Now, the pair, who say they’re “aboriginal indigenous Moorish Americans” immune to government authority, are on trial in a Palm Beach federal courtroom accused of tax fraud.

Court documents allege that Danielle Takeila Edmonson, 35, of Boynton, and Kenneth Roger Edmonson, 51, of Oakland Park, began filing a series of bogus tax returns in 2015.

That year, prosecutors allege, Danielle Edmonson claimed an unspecified amount of lottery winnings, and managed to get the IRS to pay her $239,700. With her allegedly ill-gotten refunds, Danielle Edmonson bought a BMW and took out $60,000 from the bank in cash.

The following year, the woman —who court filings describe as a master’s in business graduate —decided to ask the IRS to pay her more than $80 million in returns on over $141 million of supposed income.
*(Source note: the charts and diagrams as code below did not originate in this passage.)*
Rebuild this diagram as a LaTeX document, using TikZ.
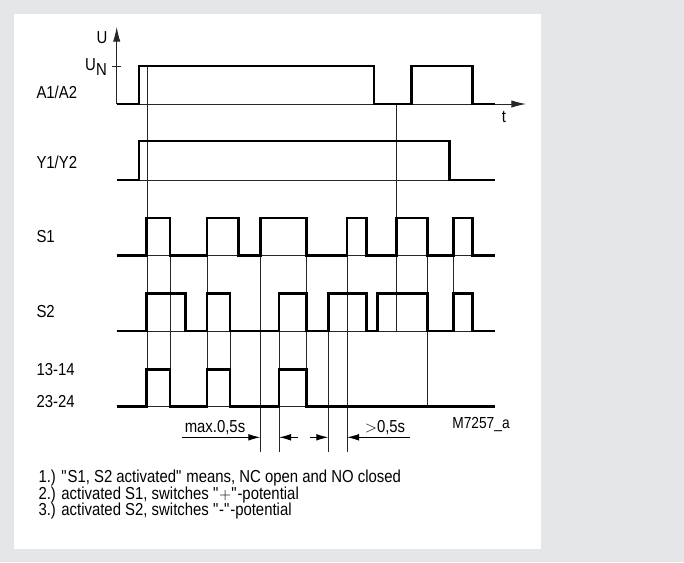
\documentclass[tikz,border=0pt]{standalone}
\usepackage{fontspec}
\setmainfont{Liberation Sans}[FakeStretch=0.86]
\usetikzlibrary{arrows.meta}

\definecolor{panelgray}{RGB}{229,230,232}

\tikzset{every picture/.style={line width=0.75pt}}
\tikzset{
  wave/.style={line width=2.2pt, line join=miter, line cap=butt},
  thinline/.style={line width=0.7pt, black!85},
  axisarrow/.style={-{Latex[length=11pt,width=5.5pt]}},
  dimarrow/.style={-{Latex[length=9pt,width=5pt]}, line width=0.7pt},
  txt/.style={inner sep=0.75pt, font=\fontsize{13}{15}\selectfont},
  siglabel/.style={txt, anchor=west},
  notetext/.style={txt, anchor=west},
}

\begin{document}
\begin{tikzpicture}[x=0.75pt,y=0.75pt,yscale=-1,xscale=1]
    \useasboundingbox (0,0) rectangle (684,562);

    %Shape: Background
    \fill [panelgray] (0,0) rectangle (684,562);
    \fill [white] (14,14) rectangle (541,549);

    %Shape: Axis U / t
    \coordinate (orig) at (116.7,104);
    \coordinate (utip) at (116.7,27);
    \coordinate (ttip) at (526,104);
    \draw [thinline, axisarrow] (orig) -- (utip);
    \draw [thinline, axisarrow] (orig) -- (ttip);
    \draw [thinline] (112,66) -- (121,66);

    %Straight Lines: signal baselines
    \foreach \y in {180,255.5,331,406.7}
      \draw [thinline] (116.7,\y) -- (495,\y);

    %Straight Lines: time markers
    \foreach \x/\ya/\yb in {147/66/406.7, 170/218/406.7, 207/218/406.7, 230/293.3/406.7,
                            260.3/218/451.7, 279/293.3/451.7, 306/218/406.7, 328.3/293.3/451.7,
                            347/218/451.7, 396.7/104/331, 427.3/218/406.7, 453.3/218/331}
      \draw [thinline] (\x,\ya) -- (\x,\yb);

    %Curve Lines: A1/A2
    \draw [wave] (116.7,104) -| (139,66) -| (374,104) -| (411.7,66) -| (472.3,104) -- (495,104);
    %Curve Lines: Y1/Y2
    \draw [wave] (116.7,180) -| (139,141) -| (449.3,180) -- (495,180);
    %Curve Lines: S1
    \draw [wave] (116.7,255.5) -| (146.7,218) -| (170,255.5) -| (207,218) -| (238.3,255.5)
                 -| (260.3,218) -| (306.3,255.5) -| (347,218) -| (366.7,255.5) -| (396.7,218)
                 -| (427.3,255.5) -| (453.3,218) -| (472.3,255.5) -- (495,255.5);
    %Curve Lines: S2
    \draw [wave] (116.7,331) -| (146.7,293.3) -| (185.7,331) -| (207,293.3) -| (230,331)
                 -| (279,293.3) -| (306.3,331) -| (328.3,293.3) -| (366.7,331) -| (377.3,293.3)
                 -| (427.3,331) -| (453.3,293.3) -| (472.3,331) -- (495,331);
    %Curve Lines: 13-14 / 23-24
    \draw [wave] (116.7,406.7) -| (146.7,369.3) -| (170,406.7) -| (207,369.3) -| (230,406.7)
                 -| (279,369.3) -| (306.3,406.7) -- (495,406.7);

    %Straight Lines: dimension arrows
    \coordinate (maxa) at (181.7,437.3);
    \coordinate (maxb) at (260.3,437.3);
    \coordinate (maxc) at (279,437.3);
    \coordinate (maxd) at (298.3,437.3);
    \coordinate (mina) at (310,437.3);
    \coordinate (minb) at (328.3,437.3);
    \coordinate (minc) at (347,437.3);
    \coordinate (mind) at (410,437.3);
    \draw [dimarrow] (maxa) -- (maxb);
    \draw [dimarrow] (maxd) -- (maxc);
    \draw [dimarrow] (mina) -- (minb);
    \draw [dimarrow] (mind) -- (minc);

    % Text Node
    \node (ulab) at (102,38) [txt] {U};
    % Text Node
    \node (unlab) at (96,67) [txt] {U\raisebox{-3.5pt}{N}};
    % Text Node
    \node (tlab) at (504,117) [txt] {t};
    % Text Node
    \node (a1a2) at (35,92) [siglabel] {A1/A2};
    % Text Node
    \node (y1y2) at (35,162) [siglabel] {Y1/Y2};
    % Text Node
    \node (s1) at (35,237) [siglabel] {S1};
    % Text Node
    \node (s2) at (35,312) [siglabel] {S2};
    % Text Node
    \node (c1314) at (35,370) [siglabel] {13-14};
    % Text Node
    \node (c2324) at (35,402) [siglabel] {23-24};
    % Text Node
    \node (maxlab) at (215,428) [txt] {max.0,5s};
    % Text Node
    \node (minlab) at (385,428) [txt] {$>$0,5s};
    % Text Node
    \node (figno) at (481,424) [txt, font=\fontsize{12}{14}\selectfont] {M7257\_a};
    % Text Node
    \node (note1) at (37,478) [notetext] {1.) \textquotedbl S1, S2 activated\textquotedbl{} means, NC open and NO closed};
    % Text Node
    \node (note2) at (37,495) [notetext] {2.) activated S1, switches \textquotedbl$+$\textquotedbl-potential};
    % Text Node
    \node (note3) at (37,511) [notetext] {3.) activated S2, switches \textquotedbl-\textquotedbl-potential};

\end{tikzpicture}
\end{document}
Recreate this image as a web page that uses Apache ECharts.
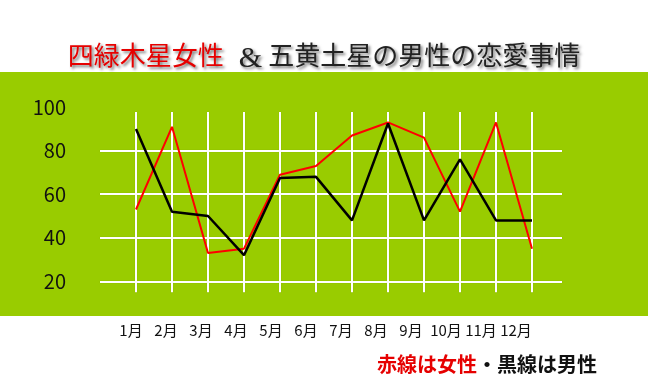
<!DOCTYPE html>
<html><head><meta charset="utf-8">
<script src="https://cdn.jsdelivr.net/npm/echarts@6/dist/echarts.min.js"></script>
<style>html,body{margin:0;padding:0;background:#fff}#c{width:648px;height:388px}</style>
</head><body><div id="c"></div>
<script>
const months = ['1月','2月','3月','4月','5月','6月','7月','8月','9月','10月','11月','12月'];
const yTicks = [20,40,60,80,100];
const women = [53,91,33,35,69,73,87,93,86,52,93,35];
const men = [90,52,50,32,67.5,68,48,92.5,48,76,48,48];

const chart = echarts.init(document.getElementById('c'), null, {renderer:'canvas'});
const shadow = {textShadowColor:'rgba(0,0,0,0.55)', textShadowBlur:3, textShadowOffsetX:2, textShadowOffsetY:2};
const white = {show:true, lineStyle:{color:'#ffffff', width:2, shadowColor:'rgba(0,0,0,0.25)', shadowBlur:1}};
chart.setOption({
  backgroundColor:'#ffffff',
  animation:false,
  graphic:[{type:'rect', z:-100, shape:{x:0,y:72,width:648,height:244}, style:{fill:'#99CC00'}}],
  title:[{
    left:'center', top:31,
    text:'{r|四緑木星女性}{a|&}{b|五黄土星の男性の恋愛事情}',
    textStyle:{fontWeight:'normal', rich:{
      r:Object.assign({color:'#e60000', fontSize:26, fontWeight:'normal', fontFamily:'Noto Sans CJK JP'}, shadow),
      a:Object.assign({color:'#222', fontSize:30, fontWeight:'normal', fontFamily:'Liberation Serif', padding:[8,6,0,15]}, shadow),
      b:Object.assign({color:'#222', fontSize:26, fontWeight:'normal', fontFamily:'Noto Sans CJK JP'}, shadow)
    }}
  },{
    left:372, top:349,
    text:'{r|赤線は女性}{b|・黒線は男性}',
    textStyle:{rich:{
      r:{color:'#e60000', fontSize:20, fontWeight:'bold', fontFamily:'Noto Sans CJK JP'},
      b:{color:'#111', fontSize:20, fontWeight:'bold', fontFamily:'Noto Sans CJK JP'}
    }}
  }],
  grid:[
    {left:100, right:86, top:112, bottom:95.8},
    {left:100, right:86, top:107.1, bottom:63.1},
    {left:96, right:97, top:112, bottom:95.8}
  ],
  xAxis:[
    {gridIndex:0, type:'value', min:0, max:462/36, interval:1,
     axisLine:{show:false}, axisTick:{show:false}, axisLabel:{show:false},
     splitLine:Object.assign({showMinLine:false, showMaxLine:false}, white)},
    {gridIndex:1, type:'value', min:0, max:1, show:false},
    {gridIndex:2, type:'value', min:0, max:13, interval:1,
     axisLine:{show:false}, axisTick:{show:false}, splitLine:{show:false},
     axisLabel:{margin:31, color:'#111', fontSize:15, fontFamily:'Noto Sans CJK JP',
       formatter:function(v){return months[v-1] || '';}}}
  ],
  yAxis:[
    {gridIndex:0, type:'value', min:15, max:97.8, show:false},
    {gridIndex:1, type:'value', min:0, max:100, interval:20,
     axisLine:{show:false}, axisTick:{show:false},
     axisLabel:{margin:34, color:'#111', fontSize:20, fontFamily:'Noto Sans CJK JP', showMinLabel:false,
       formatter:function(v){return yTicks.indexOf(v) >= 0 ? String(v) : '';}},
     splitLine:Object.assign({showMinLine:false, showMaxLine:false}, white)},
    {gridIndex:2, type:'value', min:0, max:1, show:false}
  ],
  series:[
    {type:'line', xAxisIndex:0, yAxisIndex:0, data:women.map((v,i)=>[i+1,v]), symbol:'none', clip:false,
     lineStyle:{color:'#ff0000', width:2}, z:3},
    {type:'line', xAxisIndex:0, yAxisIndex:0, data:men.map((v,i)=>[i+1,v]), symbol:'none', clip:false,
     lineStyle:{color:'#000000', width:2.5}, z:4}
  ]
});
</script></body></html>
“Your demand has no legal validity and is not payable through any federal agency,” the IRS replied in a letter quoted in court documents. “Your scheme appears to be akin to a fraud.”

But the revenue service’s remonstrance didn’t slow Dainelle Edmonson. The following year, 2016, she got almost $2.5 million out of the agency in what prosecutors allege are fraudulent filings. And the following year, 2017, she asked for $9 million.
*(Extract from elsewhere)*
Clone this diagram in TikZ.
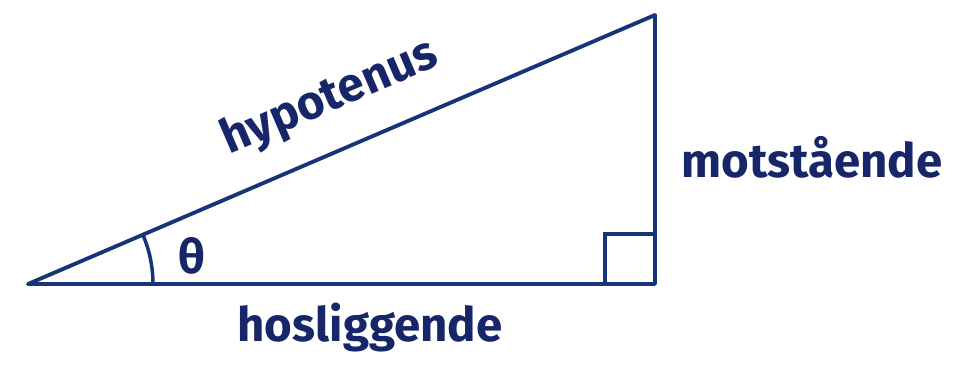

Court documents explain that the IRS paid her father three quarters of a million dollars in 2018 in what prosecutors allege was a similar scheme.

Agents for the IRS raided Kenneth Edmonson’s home in March 2018, but the raid did not apparently keep him from filing a second fraudulent amended return soon after, according to the allegations in court documents.

Court filings made by Danielle Edmonson after her March 2019 arrest give a hint as to the duo’s possible motivations.

“I am an aboriginal indigenous Moorish American national,” she wrote in a handwritten motion from jail demanding hundreds of millions of dollars from the government as restitution for her allegedly unjust imprisonment.

Identifying herself as Moorish Sovereign Citizen in the filings, Danielle Edmonson demanded her immediate release and claimed “nothing stands between myself and the creator.”

The Southern Poverty Law Center, a nonprofit that tracks American extremist groups, describes Moorish Sovereign Citizens as a small sect that believes “African Americans constitute an elite class within American society with special rights and privileges that convey on them a sovereign immunity placing them beyond federal and state authority.”

A website for a New York group apparently affiliated with the movement lays out the group’s beliefs: “Governments are corporations/companies that have no ‘authority’ over natural flesh and blood beings,” the website claims.

Federal courts have repeatedly rejected claims of immunity made by sovereign citizens.

Kenneth Edmonson’s belief in his own “sovereign immunity” has already brought him into conflict with U.S. District Judge Robin L. Rosenberg.

He was held in contempt of court on Monday morning, and he and his daughter listened in to jury selection by video conference after being removed from the courtroom by U.S. marshals.

If convicted, the father-daughter pair face a maximum sentence of 20 years in prison each for mail fraud, and five years in prison for lying on government filings.

Opening arguments in the jury trial are scheduled for Tuesday afternoon, and the trial is expected to last three days.